Expectation is a strong emotion, but having that expectation dashed can result in an ever stronger emotion: hatred.
The problem with "great expectations" is that readers and authors look on sequels in different ways. The readers thinks "Oh goody, another book," while some authors (just ask Arthur Conan Doyle or Ian Fleming) think, "oh, do I have to write another book" (rolls eyes). Now consider that the reader expects that every sequel should be the same but different and yet better than all of the books proceeding it, then you can see that the poor writer can crash very quickly trying to maintain a forever upwardly climbing level of excellence.
This impossible to achieve escalation soon causes the author to start thinking outside the box, looking at the character or format from a different angle, or even being experimental with the format, just to keep the series going and keep it interesting, while the reader simply wants the story to be a rattlingly good yarn similar to all the others in the series (but, you know, better). Of course sometimes the experiment works, just as long as the reader gives it a shot, and then the author is declared a genius and ahead of his/her time.

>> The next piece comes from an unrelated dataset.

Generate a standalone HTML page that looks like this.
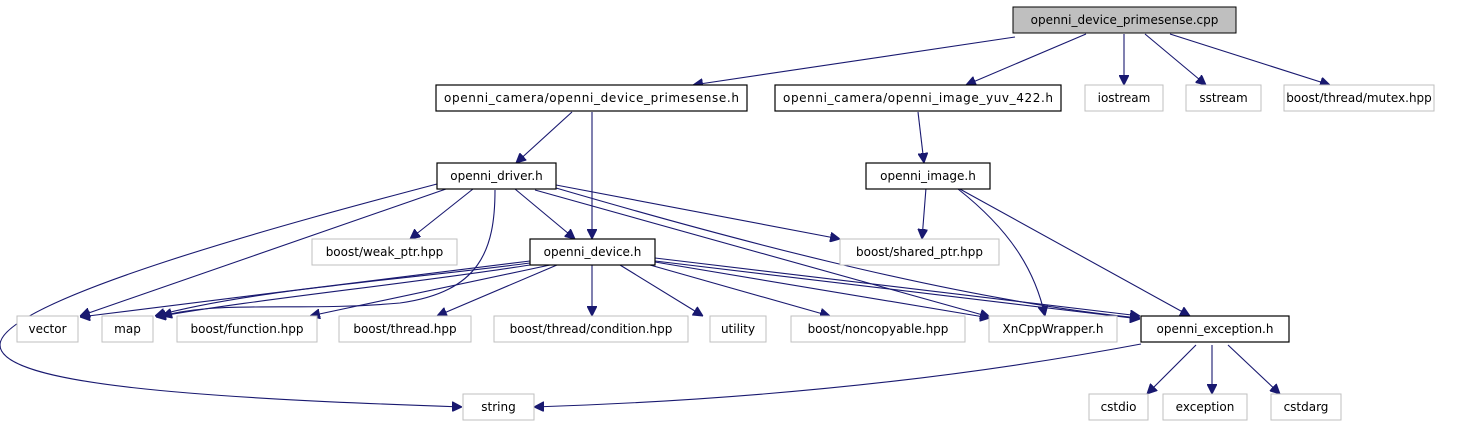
<!DOCTYPE html>
<html><head><meta charset="utf-8"><style>
html,body{margin:0;padding:0;background:#fff;width:1467px;height:427px;overflow:hidden}
text{font-family:"DejaVu Sans","Liberation Sans",sans-serif;font-size:12px;fill:#000}
.b{fill:#fff;stroke:#000;stroke-width:1.2}
.g{fill:#fff;stroke:#bfbfbf;stroke-width:1}
.e{fill:none;stroke:#191970;stroke-width:1.1}
</style></head><body>
<svg width="1467" height="427" viewBox="0 0 1467 427" xmlns="http://www.w3.org/2000/svg">
<defs><marker id="a" viewBox="0 0 10 10" refX="10" refY="5" markerWidth="10" markerHeight="10" markerUnits="userSpaceOnUse" orient="auto"><path d="M0,0 L10,5 L0,10 z" fill="#191970" stroke="#191970"/></marker></defs>
<g marker-end="url(#a)" class="e">
<path d="M1015,37 L693,85"/>
<path d="M1086,34 L966,85"/>
<path d="M1124,34 L1124,85"/>
<path d="M1145,34 L1206,85"/>
<path d="M1170,34 L1330,85"/>
<path d="M572,112 L516,163"/>
<path d="M592,112 L592,239"/>
<path d="M918,112 L924,163"/>
<path d="M437,184 C300,220 0,300 0,345 C0,385 200,398 462,407"/>
<path d="M446,189 L80,316"/>
<path d="M473,189 L410,239"/>
<path d="M495,190 C495,250 480,292 400,303 C300,312 220,300 162,316"/>
<path d="M515,189 L575,239"/>
<path d="M556,185 L840,239"/>
<path d="M535,190 L990,317"/>
<path d="M556,188 C700,230 950,300 1140,318"/>
<path d="M530,261 L80,317"/>
<path d="M530,263 C400,280 250,290 155,316"/>
<path d="M530,265 C400,285 250,300 156,317"/>
<path d="M550,265 L310,316"/>
<path d="M557,265 L437,316"/>
<path d="M592,265 L592,316"/>
<path d="M620,265 L703,316"/>
<path d="M650,265 L830,316"/>
<path d="M655,262 L990,318"/>
<path d="M655,258 C850,280 1000,300 1140,316"/>
<path d="M655,261 C850,283 1000,303 1140,319"/>
<path d="M926,188 L922,239"/>
<path d="M958,189 C1010,230 1035,270 1045,316"/>
<path d="M958,188 L1190,316"/>
<path d="M1141,344 C950,380 750,400 534,407"/>
<path d="M1196,345 L1147,394"/>
<path d="M1212,345 L1212,394"/>
<path d="M1228,345 L1280,394"/>
</g>
<rect x="1013" y="7" width="223" height="26" fill="#bfbfbf" stroke="#000"/><text x="1124.5" y="24" text-anchor="middle">openni_device_primesense.cpp</text>
<rect class="b" x="436" y="85" width="311" height="26"/><text x="591.5" y="102" text-anchor="middle" textLength="295">openni_camera/openni_device_primesense.h</text>
<rect class="b" x="775" y="85" width="286" height="26"/><text x="918" y="102" text-anchor="middle" textLength="270">openni_camera/openni_image_yuv_422.h</text>
<rect class="g" x="1085" y="85" width="78" height="26"/><text x="1124" y="102" text-anchor="middle">iostream</text>
<rect class="g" x="1186" y="85" width="75" height="26"/><text x="1223.5" y="102" text-anchor="middle">sstream</text>
<rect class="g" x="1284" y="85" width="150" height="26"/><text x="1359" y="102" text-anchor="middle">boost/thread/mutex.hpp</text>
<rect class="b" x="437" y="163" width="119" height="26"/><text x="496.5" y="180" text-anchor="middle">openni_driver.h</text>
<rect class="b" x="866" y="163" width="124" height="26"/><text x="928" y="180" text-anchor="middle">openni_image.h</text>
<rect class="g" x="312" y="239" width="145" height="26"/><text x="384.5" y="256" text-anchor="middle">boost/weak_ptr.hpp</text>
<rect class="b" x="530" y="239" width="125" height="26"/><text x="592.5" y="256" text-anchor="middle">openni_device.h</text>
<rect class="g" x="840" y="239" width="159" height="26"/><text x="919.5" y="256" text-anchor="middle">boost/shared_ptr.hpp</text>
<rect class="g" x="17" y="316" width="61" height="26"/><text x="47.5" y="333" text-anchor="middle">vector</text>
<rect class="g" x="102" y="316" width="51" height="26"/><text x="127.5" y="333" text-anchor="middle">map</text>
<rect class="g" x="177" y="316" width="140" height="26"/><text x="247" y="333" text-anchor="middle">boost/function.hpp</text>
<rect class="g" x="339" y="316" width="132" height="26"/><text x="405" y="333" text-anchor="middle">boost/thread.hpp</text>
<rect class="g" x="494" y="316" width="194" height="26"/><text x="591" y="333" text-anchor="middle">boost/thread/condition.hpp</text>
<rect class="g" x="710" y="316" width="56" height="26"/><text x="738" y="333" text-anchor="middle">utility</text>
<rect class="g" x="791" y="316" width="174" height="26"/><text x="878" y="333" text-anchor="middle">boost/noncopyable.hpp</text>
<rect class="g" x="989" y="316" width="128" height="26"/><text x="1053" y="333" text-anchor="middle">XnCppWrapper.h</text>
<rect class="b" x="1141" y="316" width="148" height="26"/><text x="1215" y="333" text-anchor="middle">openni_exception.h</text>
<rect class="g" x="463" y="394" width="71" height="26"/><text x="498.5" y="411" text-anchor="middle">string</text>
<rect class="g" x="1089" y="394" width="59" height="26"/><text x="1118.5" y="411" text-anchor="middle">cstdio</text>
<rect class="g" x="1163" y="394" width="84" height="26"/><text x="1205" y="411" text-anchor="middle">exception</text>
<rect class="g" x="1271" y="394" width="70" height="26"/><text x="1306" y="411" text-anchor="middle">cstdarg</text>
</svg>
</body></html>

But sometimes the problem has nothing to do with inspiration, rather the lack of it. The deadline’s looming and the poor writer simply hasn't had a good enough idea in time and has to just start writing and hope it will all come together at the end. Sometimes this can garner unexpectedly good results, and sometimes it can be a disaster.

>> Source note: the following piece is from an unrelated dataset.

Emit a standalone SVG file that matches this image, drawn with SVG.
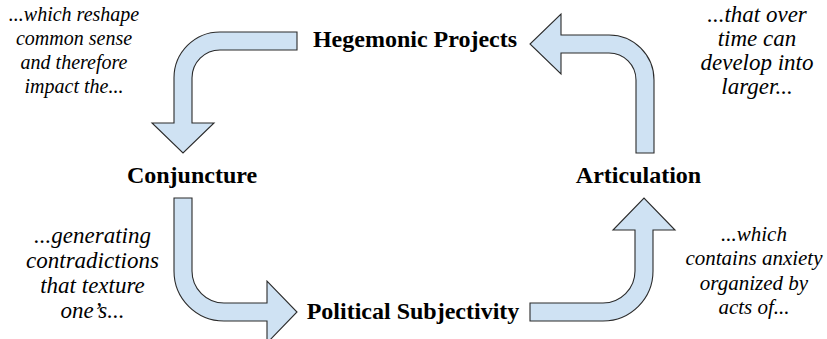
<svg xmlns="http://www.w3.org/2000/svg" width="827" height="339" viewBox="0 0 827 339">
<style>
.arrow{fill:#cfe2f3;stroke:#2b2b2b;stroke-width:1.1;stroke-linejoin:miter}
.node{font-family:'Liberation Serif','DejaVu Serif',serif;font-weight:bold;font-size:24px;fill:#000;text-anchor:middle}
.note{font-family:'Liberation Serif','DejaVu Serif',serif;font-style:italic;font-size:20px;fill:#000;text-anchor:middle}
.big{font-size:23px}
.mid{font-size:21px}
</style>
<rect width="827" height="339" fill="#fff"/>
<g id="connectors">
<path class="arrow" d="M297,32 L220,32 A46,46 0 0 0 174,78 L174,123 L152,123 L183,153 L214,123 L192,123 L192,78 A28,28 0 0 1 220,50 L297,50 Z"/>
<path class="arrow" d="M174,198 L174,271 A50,50 0 0 0 224,321 L267,321 L267,343 L297,312 L267,281 L267,303 L224,303 A32,32 0 0 1 192,271 L192,198 Z"/>
<path class="arrow" d="M530,303 L603,303 A32,32 0 0 0 635,271 L635,230 L613,230 L644,198 L675,230 L653,230 L653,271 A50,50 0 0 1 603,321 L530,321 Z"/>
<path class="arrow" d="M636,153 L636,80 A27,27 0 0 0 609,53 L561,53 L561,74 L530,44 L561,14 L561,35 L609,35 A45,45 0 0 1 654,80 L654,153 Z"/>
</g>
<g id="hegemonic-projects"><text class="node" x="415" y="47">Hegemonic Projects</text></g>
<g id="conjuncture"><text class="node" x="192" y="183">Conjuncture</text></g>
<g id="articulation"><text class="node" x="638.5" y="183">Articulation</text></g>
<g id="political-subjectivity"><text class="node" x="413" y="319">Political Subjectivity</text></g>
<g id="note-top-left"><text class="note" x="74" y="21"><tspan x="74">...which reshape</tspan><tspan x="74" dy="24">common sense</tspan><tspan x="74" dy="24">and therefore</tspan><tspan x="74" dy="24">impact the...</tspan></text></g>
<g id="note-top-right"><text class="note big" x="757" y="22"><tspan x="757">...that over</tspan><tspan x="757" dy="24">time can</tspan><tspan x="757" dy="24">develop into</tspan><tspan x="757" dy="24">larger...</tspan></text></g>
<g id="note-bottom-left"><text class="note big" x="92.5" y="243"><tspan x="92.5">...generating</tspan><tspan x="92.5" dy="25">contradictions</tspan><tspan x="92.5" dy="25">that texture</tspan><tspan x="92.5" dy="25">one’s...</tspan></text></g>
<g id="note-bottom-right"><text class="note mid" x="754" y="241"><tspan x="754">...which</tspan><tspan x="754" dy="24.3">contains anxiety</tspan><tspan x="754" dy="24.3">organized by</tspan><tspan x="754" dy="24.3">acts of...</tspan></text></g>
</svg>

But there's another kind of expectation: the expectation for a sequel to a book that's so good, so original and so incredible that there's no way the writer can possibly follow it up. The original book was a one-off, and everything the writer produces afterwards will always be a disappointment, no matter what he does.
Here I'm going to take two examples of foiled expectations, but taken from films rather than books, because they’re the ones that occurred to me first. Warning, there are some SPOILERS here.
The Matrix Sequels. Everybody was left breathless at the end of the first movie: humanity hiding behind computer-game style avatars were going to take on the nasty machine avatars in an arena that looked like the normal world. It was going to be a battle royale. What we got instead was a surprisingly meditative look at moral shades of grey, not just for the humans but for the machines as well. Whereas in the first film good/evil was clearly defined, here it wasn’t, and that led to ambiguity. The audience, who just wanted lots of kung-fu, explosions and weird Sci-fi stuff going on, were left disappointed and walked.
The Dark Knight Rises. At the end of The Dark Knight it hints that poor old Batman will be chased through the streets of Gotham by the cops as he tries to fight the rotters, turned into a pariah to protect the false heroism of the horrible disfigured Harvey Dent. None of that happens. What we got instead was Bruce Wayne in retirement, brooding and still mourning the death of his lover. Actually I quite like TDKR but the world feels different compared to the previous films, sort of broken, just as Bruce Wayne is. This film is the logical next step after TDK, but the little details aren't there, which makes me think the writing of the TDKR was rushed, or the film had to go into production before the script was ready (which happens a lot).